SDG Blog Vol 25, No. 03 - March 2021

Nadine Gasman Zylbermann

Generation Equality Forum: A space for reflection, dialogue and commitment towards gender equality

By Nadine Gasman Zylbermann, President of Mexico’s National Women’s Institute (Inmujeres)

The world has changed dramatically since 1995. Yet not one country has reached substantive equality between women and men. We live in a world where there has been important progress, but the Beijing Platform for Action is more current than ever.

We need better implementation, and that requires commitment and financing. Although there have been significant advancements in terms of legislation, we have also witnessed backlash against the rights of women, girls and all gender-marginalized people.

Some rights are increasingly under question and even at risk, especially sexual and reproductive rights. Moreover, the global pandemic has made manifest the economic, social, cultural and political vulnerabilities to which women are subjected. Now, more than ever we must act towards real gender equality.

In this context, The Generation Equality Forum —an event jointly organized by UN Women, the governments of Mexico and France, civil society, and youth—will take place online in Mexico City from 29th to 31st March, and in Paris in June 2021.

The Forum in Mexico will place women and girls’ rights agenda at the forefront by centring the voices of grassroots organizations. Conceived as an accelerator for social change and accountability, the Forum offers a new way to join our voices, a horizontal space where diverse feminist movements of all generations come together with governments, international organizations, and the private sector to achieve the equality that women and girls deserve.

The Forum is working to incorporate the voices, views and expectations of grassroots, rural, indigenous, Black, sexually diverse, differently abled, and young women into the conversation.

As co-host of the Generation Equality Forum, Mexico seeks to combine its longstanding commitment to women’s rights with its current transformative socio-political agenda. The first UN conference on women took place in Mexico City in 1975. Today, Mexico has advanced parity legislation in all spheres. Mexico, for the first time, achieved in 2018 parity in Congress, as a result of successive legislative and constitutional reforms supported by the Supreme Court of Justice.

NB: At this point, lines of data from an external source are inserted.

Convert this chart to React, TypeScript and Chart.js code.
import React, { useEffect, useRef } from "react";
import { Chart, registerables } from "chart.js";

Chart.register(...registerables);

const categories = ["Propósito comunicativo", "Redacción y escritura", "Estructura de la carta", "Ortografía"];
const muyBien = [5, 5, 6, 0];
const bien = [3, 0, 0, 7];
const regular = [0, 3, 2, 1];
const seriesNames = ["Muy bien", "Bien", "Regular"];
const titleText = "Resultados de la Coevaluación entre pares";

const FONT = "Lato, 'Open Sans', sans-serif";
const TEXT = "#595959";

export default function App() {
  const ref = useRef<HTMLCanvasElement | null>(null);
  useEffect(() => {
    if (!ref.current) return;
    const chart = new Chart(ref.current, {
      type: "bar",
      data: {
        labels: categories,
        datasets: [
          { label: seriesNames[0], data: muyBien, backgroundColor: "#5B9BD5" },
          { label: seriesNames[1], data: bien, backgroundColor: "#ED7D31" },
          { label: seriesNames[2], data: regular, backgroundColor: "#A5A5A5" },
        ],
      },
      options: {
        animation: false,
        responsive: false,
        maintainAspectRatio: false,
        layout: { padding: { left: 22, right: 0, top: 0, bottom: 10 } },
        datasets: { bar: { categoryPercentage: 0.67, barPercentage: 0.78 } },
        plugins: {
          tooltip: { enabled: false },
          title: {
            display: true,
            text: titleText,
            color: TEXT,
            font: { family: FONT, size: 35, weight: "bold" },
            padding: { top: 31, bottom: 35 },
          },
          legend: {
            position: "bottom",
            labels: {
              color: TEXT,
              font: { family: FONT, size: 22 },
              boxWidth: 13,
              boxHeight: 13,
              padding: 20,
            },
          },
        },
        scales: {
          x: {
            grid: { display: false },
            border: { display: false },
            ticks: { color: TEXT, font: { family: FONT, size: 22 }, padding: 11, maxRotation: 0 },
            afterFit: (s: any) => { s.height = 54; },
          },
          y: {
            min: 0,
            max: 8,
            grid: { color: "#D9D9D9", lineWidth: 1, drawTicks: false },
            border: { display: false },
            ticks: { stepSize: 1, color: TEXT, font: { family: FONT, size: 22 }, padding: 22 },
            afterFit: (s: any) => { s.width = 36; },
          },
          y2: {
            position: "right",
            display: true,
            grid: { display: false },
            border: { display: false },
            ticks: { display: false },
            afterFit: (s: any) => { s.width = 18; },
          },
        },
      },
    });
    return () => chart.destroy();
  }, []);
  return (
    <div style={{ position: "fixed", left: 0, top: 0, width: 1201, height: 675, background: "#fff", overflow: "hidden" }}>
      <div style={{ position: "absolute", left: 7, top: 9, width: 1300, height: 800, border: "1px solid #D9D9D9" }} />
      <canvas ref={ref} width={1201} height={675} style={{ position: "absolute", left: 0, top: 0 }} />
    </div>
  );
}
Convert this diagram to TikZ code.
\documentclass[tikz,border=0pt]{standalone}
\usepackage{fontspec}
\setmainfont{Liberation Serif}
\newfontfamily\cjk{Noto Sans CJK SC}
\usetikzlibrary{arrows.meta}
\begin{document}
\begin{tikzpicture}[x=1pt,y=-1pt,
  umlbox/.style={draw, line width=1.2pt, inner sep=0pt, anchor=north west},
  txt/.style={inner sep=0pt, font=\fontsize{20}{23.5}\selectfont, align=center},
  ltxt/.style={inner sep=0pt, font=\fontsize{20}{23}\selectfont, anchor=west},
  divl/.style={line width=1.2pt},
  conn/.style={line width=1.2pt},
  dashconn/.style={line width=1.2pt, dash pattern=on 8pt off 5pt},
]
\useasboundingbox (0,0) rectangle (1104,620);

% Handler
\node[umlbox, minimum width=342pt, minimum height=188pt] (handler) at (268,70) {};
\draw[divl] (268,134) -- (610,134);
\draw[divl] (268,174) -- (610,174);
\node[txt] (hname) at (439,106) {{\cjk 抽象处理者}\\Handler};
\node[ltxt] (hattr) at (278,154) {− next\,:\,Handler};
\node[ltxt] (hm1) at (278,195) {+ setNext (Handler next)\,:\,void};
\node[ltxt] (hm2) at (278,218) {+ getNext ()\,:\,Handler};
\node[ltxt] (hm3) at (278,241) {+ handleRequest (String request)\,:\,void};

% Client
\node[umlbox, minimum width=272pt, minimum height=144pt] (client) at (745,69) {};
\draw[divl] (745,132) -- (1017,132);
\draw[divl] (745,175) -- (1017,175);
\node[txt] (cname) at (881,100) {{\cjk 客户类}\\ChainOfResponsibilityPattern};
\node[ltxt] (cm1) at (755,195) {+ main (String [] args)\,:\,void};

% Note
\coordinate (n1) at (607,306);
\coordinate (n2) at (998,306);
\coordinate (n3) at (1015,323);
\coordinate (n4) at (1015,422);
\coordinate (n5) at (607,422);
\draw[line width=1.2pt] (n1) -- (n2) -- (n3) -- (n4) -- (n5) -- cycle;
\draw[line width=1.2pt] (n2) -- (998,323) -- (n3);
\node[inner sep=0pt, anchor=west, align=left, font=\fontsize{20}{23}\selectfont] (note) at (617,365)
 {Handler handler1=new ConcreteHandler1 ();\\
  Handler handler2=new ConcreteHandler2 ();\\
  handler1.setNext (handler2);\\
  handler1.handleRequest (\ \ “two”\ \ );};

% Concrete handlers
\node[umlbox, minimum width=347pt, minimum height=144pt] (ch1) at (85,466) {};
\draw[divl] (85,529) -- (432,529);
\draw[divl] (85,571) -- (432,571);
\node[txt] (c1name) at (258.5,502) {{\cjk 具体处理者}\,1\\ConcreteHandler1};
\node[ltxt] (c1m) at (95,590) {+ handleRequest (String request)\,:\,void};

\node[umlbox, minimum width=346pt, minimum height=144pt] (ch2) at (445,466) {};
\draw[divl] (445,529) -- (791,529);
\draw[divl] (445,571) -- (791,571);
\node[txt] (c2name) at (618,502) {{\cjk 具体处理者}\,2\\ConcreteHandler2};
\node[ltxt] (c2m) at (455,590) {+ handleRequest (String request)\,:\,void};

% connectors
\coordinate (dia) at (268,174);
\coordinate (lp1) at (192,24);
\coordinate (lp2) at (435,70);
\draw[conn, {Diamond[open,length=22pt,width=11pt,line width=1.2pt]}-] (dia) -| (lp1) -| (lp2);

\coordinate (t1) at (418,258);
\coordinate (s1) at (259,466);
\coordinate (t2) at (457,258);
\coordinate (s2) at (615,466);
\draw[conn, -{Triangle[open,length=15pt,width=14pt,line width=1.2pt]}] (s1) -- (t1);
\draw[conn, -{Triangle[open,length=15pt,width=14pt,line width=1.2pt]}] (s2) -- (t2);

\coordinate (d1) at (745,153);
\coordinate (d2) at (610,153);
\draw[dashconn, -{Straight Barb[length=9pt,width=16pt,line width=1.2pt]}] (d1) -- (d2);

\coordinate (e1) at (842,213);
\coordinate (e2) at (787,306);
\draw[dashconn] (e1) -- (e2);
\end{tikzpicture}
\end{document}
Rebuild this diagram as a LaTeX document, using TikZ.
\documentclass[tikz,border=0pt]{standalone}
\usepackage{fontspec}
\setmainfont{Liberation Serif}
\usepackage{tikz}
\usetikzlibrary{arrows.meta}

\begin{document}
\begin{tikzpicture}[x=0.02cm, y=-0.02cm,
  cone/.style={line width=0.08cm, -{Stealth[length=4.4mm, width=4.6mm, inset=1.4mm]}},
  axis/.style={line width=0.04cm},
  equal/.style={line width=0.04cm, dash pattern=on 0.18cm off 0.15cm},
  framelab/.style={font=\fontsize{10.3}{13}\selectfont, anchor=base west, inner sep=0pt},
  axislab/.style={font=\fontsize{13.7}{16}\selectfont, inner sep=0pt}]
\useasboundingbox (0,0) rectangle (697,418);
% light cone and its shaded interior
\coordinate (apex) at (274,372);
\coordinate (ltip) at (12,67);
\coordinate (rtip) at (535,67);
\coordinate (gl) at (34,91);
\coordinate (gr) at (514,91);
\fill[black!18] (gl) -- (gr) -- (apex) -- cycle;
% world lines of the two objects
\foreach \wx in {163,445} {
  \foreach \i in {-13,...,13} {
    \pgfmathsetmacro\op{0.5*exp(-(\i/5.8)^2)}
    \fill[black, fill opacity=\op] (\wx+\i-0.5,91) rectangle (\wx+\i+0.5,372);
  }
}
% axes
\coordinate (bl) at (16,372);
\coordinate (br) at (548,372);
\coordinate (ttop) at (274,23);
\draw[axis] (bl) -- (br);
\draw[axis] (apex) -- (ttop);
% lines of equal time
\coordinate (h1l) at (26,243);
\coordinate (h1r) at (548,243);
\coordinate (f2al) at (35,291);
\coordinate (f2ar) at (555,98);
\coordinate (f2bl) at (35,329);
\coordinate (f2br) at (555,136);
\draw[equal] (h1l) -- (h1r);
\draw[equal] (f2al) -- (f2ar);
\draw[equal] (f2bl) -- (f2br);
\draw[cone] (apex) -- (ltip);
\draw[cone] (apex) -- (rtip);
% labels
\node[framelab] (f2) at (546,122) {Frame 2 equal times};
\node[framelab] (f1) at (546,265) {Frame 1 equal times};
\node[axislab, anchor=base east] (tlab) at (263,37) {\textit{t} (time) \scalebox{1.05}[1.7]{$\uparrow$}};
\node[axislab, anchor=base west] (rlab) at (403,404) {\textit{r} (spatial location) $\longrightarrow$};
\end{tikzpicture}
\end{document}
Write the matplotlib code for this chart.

The most recent reform marks a historic moment and an unprecedented achievement to guarantee the political rights of women. This reform will ensure that half of the decision-making positions are for women in the three branches of the State, in the three levels of government, in the autonomous bodies, in the candidacies of political parties for positions of popular election, and in the election of local representatives before city ​​councils.

This milestone in gender equality is in large part due to the struggle led by women’s organizations and women politicians and legislators. We must now utilize this political momentum to continue to work towards ensuring that women in all their diversity have the ability to participate and be represented in all aspects of society.

Feminist movements, in all their diversity across Latin America and the Caribbean, have been crucial to advancing the Beijing agenda. Civil society and grassroots organizations have been demanding governments to invest in and legislate on gender equality. Progressive governments are focusing their agendas on substantive equality between women and men that address the intersections between gender and other social factors such as race, class, age, disability, sexual orientation, etc.

In the last few years, we have witnessed how youth-led feminist movements have taken to the streets to demand their rights. Feminist movements are fighting to put an end to patriarchal values and achieve gender equality. The Forum will be a space for dialogue between the future, past and present of feminist movements to accelerate change.

Our horizon is 2030, when the world aims to have achieved the Sustainable Development Goals. Governments, the UN and civil society organizations succeeded in integrating a gender perspective into the 17 SDGs in addition to SDG 5, which specifically addresses gender equality.

The Generation Equality Forum bridges the Beijing Platform for Action and the 2030 Agenda to step up change and define specific actions that bring substantive progress towards full gender equality. Without gender equality, development cannot be sustainable.

The COVID-19 pandemic has highlighted and exacerbated the scourge of violence against women and girls. Feminist movements have historically engaged with and brought this topic to the forefront of public agendas, and now there are clear ways to prevent, address, sanction and eradicate violence against women in all its forms.

As a result of the pandemic, for the first time in decades, humanity has come face to face with the importance and centrality of women’s care work, both in the healthcare sector and at home. Discussing these issues at the Forum is key to economic empowerment and necessary for women to have agency over their own lives.

The pandemic has also shown us how fragile, precarious, and oppressive the status quo has historically been for women. A future post-pandemic world must be a just and feminist world that addresses the structural social, cultural, political and economic causes of gender inequality.

* The views expressed in this blog are the author’s and do not necessarily reflect the opinion of UN DESA.